Input material —
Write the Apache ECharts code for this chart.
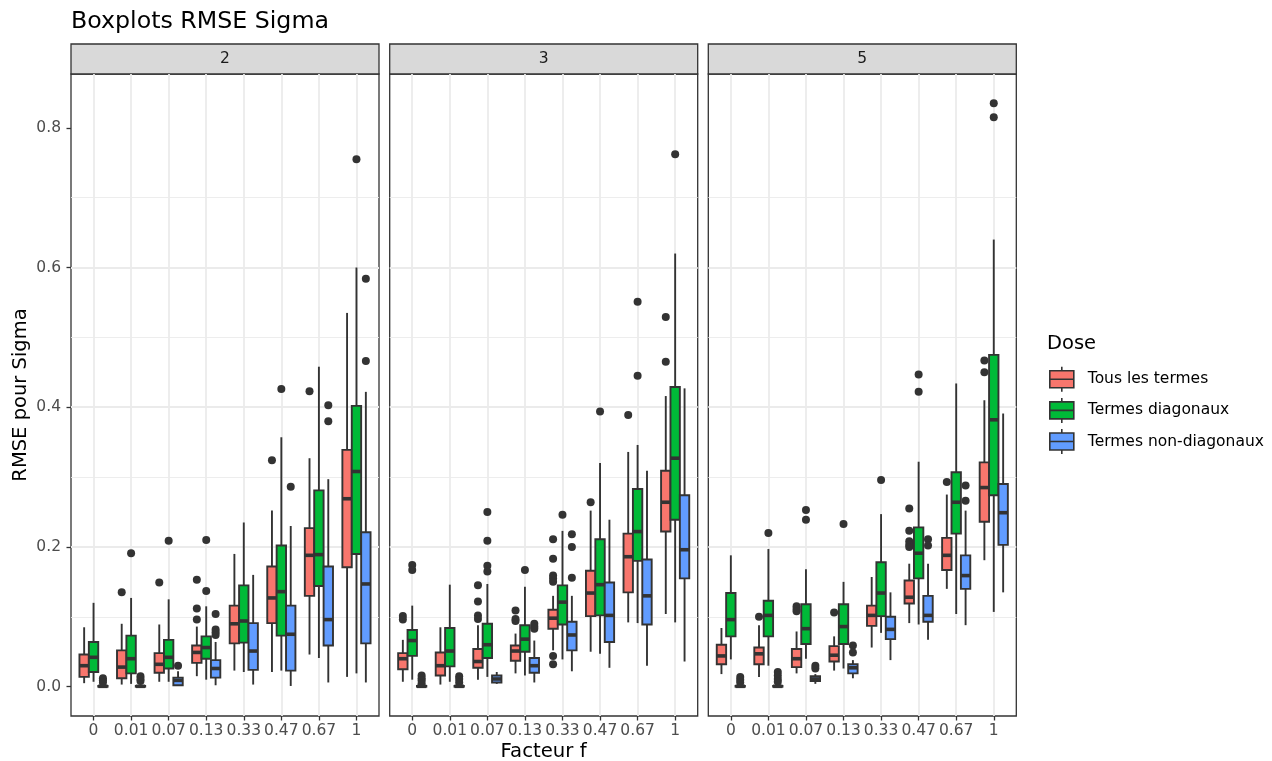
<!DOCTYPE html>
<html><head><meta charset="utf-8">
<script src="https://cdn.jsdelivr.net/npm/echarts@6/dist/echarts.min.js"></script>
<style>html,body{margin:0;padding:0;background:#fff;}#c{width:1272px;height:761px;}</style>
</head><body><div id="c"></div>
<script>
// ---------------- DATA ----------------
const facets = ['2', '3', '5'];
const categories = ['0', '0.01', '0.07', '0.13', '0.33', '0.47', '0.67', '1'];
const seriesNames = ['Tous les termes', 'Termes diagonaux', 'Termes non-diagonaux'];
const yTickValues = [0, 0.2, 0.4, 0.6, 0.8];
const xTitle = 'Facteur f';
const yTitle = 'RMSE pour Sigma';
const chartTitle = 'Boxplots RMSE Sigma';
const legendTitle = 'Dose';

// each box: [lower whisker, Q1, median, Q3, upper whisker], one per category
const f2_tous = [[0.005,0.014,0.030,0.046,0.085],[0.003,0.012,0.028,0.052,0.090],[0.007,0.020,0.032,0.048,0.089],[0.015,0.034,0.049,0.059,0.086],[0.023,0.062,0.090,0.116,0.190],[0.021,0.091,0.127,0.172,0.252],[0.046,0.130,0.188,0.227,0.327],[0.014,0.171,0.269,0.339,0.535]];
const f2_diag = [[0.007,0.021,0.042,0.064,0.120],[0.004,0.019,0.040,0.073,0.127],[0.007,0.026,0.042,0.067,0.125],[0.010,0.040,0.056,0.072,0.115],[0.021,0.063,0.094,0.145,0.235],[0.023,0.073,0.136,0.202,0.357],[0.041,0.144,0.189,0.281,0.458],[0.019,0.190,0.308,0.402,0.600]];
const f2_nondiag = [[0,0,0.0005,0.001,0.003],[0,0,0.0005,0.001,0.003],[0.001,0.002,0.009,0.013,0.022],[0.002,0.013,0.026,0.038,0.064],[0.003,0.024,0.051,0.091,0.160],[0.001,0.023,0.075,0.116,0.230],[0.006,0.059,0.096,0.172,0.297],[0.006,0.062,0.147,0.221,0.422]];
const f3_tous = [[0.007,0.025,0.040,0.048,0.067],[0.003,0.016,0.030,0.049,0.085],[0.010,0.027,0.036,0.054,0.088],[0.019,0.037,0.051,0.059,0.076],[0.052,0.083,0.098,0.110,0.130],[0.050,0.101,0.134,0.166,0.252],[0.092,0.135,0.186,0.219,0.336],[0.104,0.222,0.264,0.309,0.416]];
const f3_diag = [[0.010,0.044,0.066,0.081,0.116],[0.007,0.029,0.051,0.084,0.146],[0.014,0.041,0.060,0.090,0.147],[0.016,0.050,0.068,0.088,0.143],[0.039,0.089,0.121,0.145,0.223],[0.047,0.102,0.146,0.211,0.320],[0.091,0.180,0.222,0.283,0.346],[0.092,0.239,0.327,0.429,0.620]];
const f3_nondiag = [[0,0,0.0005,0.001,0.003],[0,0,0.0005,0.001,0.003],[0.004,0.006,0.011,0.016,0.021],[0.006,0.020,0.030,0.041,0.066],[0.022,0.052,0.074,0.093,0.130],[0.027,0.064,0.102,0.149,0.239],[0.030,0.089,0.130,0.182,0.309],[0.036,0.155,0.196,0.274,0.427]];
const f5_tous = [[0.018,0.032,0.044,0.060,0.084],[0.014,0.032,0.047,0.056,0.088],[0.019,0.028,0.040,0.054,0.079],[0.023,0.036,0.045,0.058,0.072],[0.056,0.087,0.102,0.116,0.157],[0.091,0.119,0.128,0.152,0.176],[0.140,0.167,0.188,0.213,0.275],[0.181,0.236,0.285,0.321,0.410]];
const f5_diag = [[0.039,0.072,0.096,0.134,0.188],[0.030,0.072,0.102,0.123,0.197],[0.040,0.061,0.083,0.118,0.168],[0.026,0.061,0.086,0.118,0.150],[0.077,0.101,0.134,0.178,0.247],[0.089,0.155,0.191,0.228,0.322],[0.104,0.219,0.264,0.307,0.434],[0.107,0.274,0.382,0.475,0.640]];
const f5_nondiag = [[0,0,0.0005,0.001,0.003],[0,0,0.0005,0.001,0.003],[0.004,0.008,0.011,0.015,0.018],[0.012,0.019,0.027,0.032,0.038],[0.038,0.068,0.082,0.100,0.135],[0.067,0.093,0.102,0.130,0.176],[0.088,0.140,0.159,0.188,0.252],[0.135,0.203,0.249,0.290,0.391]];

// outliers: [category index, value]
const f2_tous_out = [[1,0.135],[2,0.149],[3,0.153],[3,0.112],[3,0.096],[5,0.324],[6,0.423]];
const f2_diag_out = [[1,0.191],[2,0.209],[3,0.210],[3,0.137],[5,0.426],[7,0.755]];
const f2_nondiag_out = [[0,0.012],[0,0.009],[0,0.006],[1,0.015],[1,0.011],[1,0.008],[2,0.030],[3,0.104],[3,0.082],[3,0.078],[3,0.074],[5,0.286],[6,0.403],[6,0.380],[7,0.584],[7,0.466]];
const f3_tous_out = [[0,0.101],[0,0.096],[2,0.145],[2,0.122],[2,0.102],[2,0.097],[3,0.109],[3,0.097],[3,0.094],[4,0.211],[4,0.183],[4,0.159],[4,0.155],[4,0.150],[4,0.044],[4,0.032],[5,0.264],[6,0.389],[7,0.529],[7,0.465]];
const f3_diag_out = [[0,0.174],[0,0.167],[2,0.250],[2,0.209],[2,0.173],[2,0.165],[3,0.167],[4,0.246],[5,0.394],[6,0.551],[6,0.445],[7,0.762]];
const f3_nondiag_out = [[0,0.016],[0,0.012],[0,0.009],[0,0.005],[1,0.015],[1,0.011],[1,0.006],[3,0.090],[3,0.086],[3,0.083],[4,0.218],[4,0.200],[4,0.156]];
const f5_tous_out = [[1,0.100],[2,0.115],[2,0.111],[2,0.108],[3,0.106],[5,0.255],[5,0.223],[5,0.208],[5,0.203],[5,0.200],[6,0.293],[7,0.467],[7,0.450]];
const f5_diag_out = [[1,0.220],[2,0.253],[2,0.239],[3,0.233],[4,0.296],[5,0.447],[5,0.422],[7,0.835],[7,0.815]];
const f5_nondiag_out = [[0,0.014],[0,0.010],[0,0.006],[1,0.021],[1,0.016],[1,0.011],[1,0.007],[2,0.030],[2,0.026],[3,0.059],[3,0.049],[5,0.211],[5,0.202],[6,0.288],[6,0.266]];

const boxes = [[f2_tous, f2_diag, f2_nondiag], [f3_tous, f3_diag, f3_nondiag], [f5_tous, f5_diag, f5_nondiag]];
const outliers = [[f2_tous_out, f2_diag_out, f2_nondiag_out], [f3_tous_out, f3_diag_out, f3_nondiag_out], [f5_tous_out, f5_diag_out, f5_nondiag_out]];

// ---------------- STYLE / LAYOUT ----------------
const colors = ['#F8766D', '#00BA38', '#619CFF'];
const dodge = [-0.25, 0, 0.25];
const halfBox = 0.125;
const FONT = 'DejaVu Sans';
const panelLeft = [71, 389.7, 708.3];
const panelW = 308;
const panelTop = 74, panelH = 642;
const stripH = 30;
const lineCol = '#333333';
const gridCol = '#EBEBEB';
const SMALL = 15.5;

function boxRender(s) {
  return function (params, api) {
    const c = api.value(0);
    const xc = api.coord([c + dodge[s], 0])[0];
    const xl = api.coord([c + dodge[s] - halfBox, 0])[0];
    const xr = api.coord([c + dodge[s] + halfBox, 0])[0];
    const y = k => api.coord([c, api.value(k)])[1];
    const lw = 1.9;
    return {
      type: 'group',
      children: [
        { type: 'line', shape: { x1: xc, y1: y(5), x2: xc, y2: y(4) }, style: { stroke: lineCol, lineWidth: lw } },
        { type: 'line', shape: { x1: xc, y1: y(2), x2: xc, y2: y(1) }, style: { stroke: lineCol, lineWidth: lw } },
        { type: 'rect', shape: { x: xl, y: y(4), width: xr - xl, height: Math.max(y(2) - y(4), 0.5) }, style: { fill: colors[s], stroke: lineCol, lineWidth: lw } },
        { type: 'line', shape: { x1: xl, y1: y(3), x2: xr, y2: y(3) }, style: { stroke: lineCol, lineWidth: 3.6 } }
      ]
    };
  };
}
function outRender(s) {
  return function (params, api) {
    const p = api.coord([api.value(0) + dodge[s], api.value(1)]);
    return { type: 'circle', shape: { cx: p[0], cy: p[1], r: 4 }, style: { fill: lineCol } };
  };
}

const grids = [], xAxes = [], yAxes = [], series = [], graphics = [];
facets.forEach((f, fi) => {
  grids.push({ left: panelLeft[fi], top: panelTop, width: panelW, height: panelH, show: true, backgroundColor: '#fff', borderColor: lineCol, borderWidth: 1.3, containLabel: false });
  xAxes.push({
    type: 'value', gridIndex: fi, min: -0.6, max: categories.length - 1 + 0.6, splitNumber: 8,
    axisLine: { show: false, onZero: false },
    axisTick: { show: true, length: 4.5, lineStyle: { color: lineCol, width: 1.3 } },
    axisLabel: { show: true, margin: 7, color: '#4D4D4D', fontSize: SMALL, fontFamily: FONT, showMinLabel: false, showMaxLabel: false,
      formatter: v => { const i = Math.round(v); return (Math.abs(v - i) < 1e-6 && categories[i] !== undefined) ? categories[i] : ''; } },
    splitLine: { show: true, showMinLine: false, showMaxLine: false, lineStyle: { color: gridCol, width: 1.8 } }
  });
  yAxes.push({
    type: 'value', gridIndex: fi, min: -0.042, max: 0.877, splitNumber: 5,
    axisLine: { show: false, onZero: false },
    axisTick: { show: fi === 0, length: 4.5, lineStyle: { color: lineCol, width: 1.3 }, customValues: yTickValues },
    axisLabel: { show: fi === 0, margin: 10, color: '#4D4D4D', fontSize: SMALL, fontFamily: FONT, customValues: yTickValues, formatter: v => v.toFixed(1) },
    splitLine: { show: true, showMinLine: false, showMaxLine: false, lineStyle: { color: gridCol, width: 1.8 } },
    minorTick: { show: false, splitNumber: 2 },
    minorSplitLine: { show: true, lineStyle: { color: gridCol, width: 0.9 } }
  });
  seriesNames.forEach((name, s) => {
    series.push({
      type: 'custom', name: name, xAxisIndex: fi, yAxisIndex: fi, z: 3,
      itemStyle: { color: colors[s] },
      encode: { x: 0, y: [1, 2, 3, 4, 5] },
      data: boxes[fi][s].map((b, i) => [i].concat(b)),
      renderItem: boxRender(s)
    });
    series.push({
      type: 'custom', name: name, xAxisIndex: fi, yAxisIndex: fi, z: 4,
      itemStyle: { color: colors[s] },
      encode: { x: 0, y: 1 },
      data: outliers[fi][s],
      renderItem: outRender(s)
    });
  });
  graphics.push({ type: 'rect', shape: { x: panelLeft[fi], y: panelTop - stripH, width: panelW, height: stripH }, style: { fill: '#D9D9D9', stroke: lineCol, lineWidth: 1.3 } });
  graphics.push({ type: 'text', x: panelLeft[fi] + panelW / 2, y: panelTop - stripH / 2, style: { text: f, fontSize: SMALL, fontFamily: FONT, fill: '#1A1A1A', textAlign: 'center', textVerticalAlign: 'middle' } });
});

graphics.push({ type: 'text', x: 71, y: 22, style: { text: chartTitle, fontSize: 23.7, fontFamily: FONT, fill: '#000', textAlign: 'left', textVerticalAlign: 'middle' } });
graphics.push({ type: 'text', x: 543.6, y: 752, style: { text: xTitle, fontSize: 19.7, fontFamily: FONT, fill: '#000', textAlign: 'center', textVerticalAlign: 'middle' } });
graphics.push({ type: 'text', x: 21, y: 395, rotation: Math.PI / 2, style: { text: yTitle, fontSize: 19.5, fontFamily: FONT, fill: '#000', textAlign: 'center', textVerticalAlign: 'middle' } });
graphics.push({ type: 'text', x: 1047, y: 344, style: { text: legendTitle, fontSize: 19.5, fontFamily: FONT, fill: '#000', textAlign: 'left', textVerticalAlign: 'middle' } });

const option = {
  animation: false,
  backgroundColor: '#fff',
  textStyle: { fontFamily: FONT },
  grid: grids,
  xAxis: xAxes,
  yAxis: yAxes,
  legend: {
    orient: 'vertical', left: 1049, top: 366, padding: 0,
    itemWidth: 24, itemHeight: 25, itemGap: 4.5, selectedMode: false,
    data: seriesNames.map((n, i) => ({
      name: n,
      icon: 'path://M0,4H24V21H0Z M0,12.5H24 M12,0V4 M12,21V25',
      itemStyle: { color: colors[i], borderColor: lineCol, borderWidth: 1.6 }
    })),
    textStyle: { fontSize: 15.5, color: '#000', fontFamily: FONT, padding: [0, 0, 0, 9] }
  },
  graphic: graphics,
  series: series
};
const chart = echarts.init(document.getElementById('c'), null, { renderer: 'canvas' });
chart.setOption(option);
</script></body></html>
--
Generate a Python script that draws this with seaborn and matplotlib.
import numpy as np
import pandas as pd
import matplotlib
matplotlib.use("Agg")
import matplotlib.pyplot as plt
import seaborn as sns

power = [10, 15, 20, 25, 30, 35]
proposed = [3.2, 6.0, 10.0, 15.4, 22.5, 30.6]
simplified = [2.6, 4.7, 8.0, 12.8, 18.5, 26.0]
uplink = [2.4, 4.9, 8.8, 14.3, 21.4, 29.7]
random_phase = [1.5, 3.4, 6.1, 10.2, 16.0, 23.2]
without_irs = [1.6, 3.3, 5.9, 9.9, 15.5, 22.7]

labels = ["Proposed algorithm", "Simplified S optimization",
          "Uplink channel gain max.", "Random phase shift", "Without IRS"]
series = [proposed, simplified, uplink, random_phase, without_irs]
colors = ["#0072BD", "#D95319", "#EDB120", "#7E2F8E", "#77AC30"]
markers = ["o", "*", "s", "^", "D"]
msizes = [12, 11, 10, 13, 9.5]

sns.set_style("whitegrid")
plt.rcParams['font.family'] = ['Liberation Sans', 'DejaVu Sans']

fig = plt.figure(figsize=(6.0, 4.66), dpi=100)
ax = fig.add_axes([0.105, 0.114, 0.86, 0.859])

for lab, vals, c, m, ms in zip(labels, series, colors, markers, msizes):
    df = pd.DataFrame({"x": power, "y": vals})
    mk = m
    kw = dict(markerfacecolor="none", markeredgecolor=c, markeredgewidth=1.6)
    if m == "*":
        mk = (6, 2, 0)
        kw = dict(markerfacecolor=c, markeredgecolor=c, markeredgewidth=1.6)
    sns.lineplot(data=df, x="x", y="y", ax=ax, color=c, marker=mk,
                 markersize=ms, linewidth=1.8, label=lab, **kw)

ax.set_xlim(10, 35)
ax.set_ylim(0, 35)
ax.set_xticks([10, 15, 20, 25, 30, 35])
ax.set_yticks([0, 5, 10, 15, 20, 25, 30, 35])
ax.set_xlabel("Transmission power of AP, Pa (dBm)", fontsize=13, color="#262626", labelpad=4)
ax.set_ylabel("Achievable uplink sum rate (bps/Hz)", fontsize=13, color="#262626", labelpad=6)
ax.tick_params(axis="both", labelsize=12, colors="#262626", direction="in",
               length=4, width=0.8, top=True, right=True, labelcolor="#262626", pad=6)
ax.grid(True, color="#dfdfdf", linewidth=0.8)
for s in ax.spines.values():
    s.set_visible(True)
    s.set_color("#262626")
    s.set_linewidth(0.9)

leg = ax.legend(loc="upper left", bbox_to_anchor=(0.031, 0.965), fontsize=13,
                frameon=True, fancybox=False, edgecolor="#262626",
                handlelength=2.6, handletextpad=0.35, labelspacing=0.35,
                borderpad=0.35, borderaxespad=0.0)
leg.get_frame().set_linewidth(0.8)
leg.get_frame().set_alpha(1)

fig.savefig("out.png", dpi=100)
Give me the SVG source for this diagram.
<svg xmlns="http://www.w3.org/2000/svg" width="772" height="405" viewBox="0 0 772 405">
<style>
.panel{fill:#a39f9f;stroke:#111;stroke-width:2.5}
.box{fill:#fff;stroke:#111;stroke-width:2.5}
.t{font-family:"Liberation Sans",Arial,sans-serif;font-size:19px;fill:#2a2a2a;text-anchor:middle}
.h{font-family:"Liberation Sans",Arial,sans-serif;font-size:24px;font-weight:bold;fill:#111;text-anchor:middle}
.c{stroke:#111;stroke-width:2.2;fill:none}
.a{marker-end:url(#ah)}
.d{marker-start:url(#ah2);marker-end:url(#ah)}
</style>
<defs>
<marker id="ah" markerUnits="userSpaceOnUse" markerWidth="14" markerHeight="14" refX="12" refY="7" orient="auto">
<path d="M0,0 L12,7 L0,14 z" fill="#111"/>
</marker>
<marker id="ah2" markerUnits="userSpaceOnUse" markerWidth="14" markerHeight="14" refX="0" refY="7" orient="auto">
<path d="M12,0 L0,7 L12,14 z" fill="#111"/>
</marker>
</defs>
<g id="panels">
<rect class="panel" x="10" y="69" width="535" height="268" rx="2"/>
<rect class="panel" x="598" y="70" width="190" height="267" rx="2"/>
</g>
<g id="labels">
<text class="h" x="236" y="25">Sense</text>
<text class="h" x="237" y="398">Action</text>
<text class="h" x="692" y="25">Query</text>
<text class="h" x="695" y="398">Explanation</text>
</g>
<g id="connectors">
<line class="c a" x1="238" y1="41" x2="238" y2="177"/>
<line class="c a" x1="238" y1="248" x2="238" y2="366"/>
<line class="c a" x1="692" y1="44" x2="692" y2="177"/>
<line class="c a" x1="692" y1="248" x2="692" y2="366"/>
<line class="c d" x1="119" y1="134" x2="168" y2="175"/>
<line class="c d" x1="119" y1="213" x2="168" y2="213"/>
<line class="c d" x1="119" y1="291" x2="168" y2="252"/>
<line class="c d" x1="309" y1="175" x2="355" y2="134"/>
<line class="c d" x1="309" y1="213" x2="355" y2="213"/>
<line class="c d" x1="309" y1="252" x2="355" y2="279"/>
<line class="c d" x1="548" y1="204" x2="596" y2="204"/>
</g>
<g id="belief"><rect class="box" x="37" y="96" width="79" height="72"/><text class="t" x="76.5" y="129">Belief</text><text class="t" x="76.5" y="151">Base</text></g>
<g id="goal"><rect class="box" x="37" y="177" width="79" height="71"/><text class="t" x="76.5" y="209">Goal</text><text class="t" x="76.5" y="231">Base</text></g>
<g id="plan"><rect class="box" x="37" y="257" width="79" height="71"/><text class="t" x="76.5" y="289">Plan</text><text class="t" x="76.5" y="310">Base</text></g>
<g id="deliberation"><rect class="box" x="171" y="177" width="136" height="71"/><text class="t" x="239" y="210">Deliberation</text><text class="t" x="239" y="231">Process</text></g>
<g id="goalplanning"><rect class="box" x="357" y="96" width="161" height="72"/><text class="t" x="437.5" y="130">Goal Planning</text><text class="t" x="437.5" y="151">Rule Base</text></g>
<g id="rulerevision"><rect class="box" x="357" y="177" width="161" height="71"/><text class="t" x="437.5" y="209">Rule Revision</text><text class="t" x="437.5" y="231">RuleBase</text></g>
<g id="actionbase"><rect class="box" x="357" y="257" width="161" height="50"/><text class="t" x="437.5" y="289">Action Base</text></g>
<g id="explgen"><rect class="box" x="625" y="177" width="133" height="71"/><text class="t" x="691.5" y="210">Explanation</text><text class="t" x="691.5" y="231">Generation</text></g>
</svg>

What is asked — Return exactly the lines from the one with "Write the Apache ECharts code for this chart." to the one with "const legendTitle = 'Dose';", inclusive, and nothing else; skip the pictures.

Solution to the problem —
Write the Apache ECharts code for this chart.
<!DOCTYPE html>
<html><head><meta charset="utf-8">
<script src="https://cdn.jsdelivr.net/npm/echarts@6/dist/echarts.min.js"></script>
<style>html,body{margin:0;padding:0;background:#fff;}#c{width:1272px;height:761px;}</style>
</head><body><div id="c"></div>
<script>
// ---------------- DATA ----------------
const facets = ['2', '3', '5'];
const categories = ['0', '0.01', '0.07', '0.13', '0.33', '0.47', '0.67', '1'];
const seriesNames = ['Tous les termes', 'Termes diagonaux', 'Termes non-diagonaux'];
const yTickValues = [0, 0.2, 0.4, 0.6, 0.8];
const xTitle = 'Facteur f';
const yTitle = 'RMSE pour Sigma';
const chartTitle = 'Boxplots RMSE Sigma';
const legendTitle = 'Dose';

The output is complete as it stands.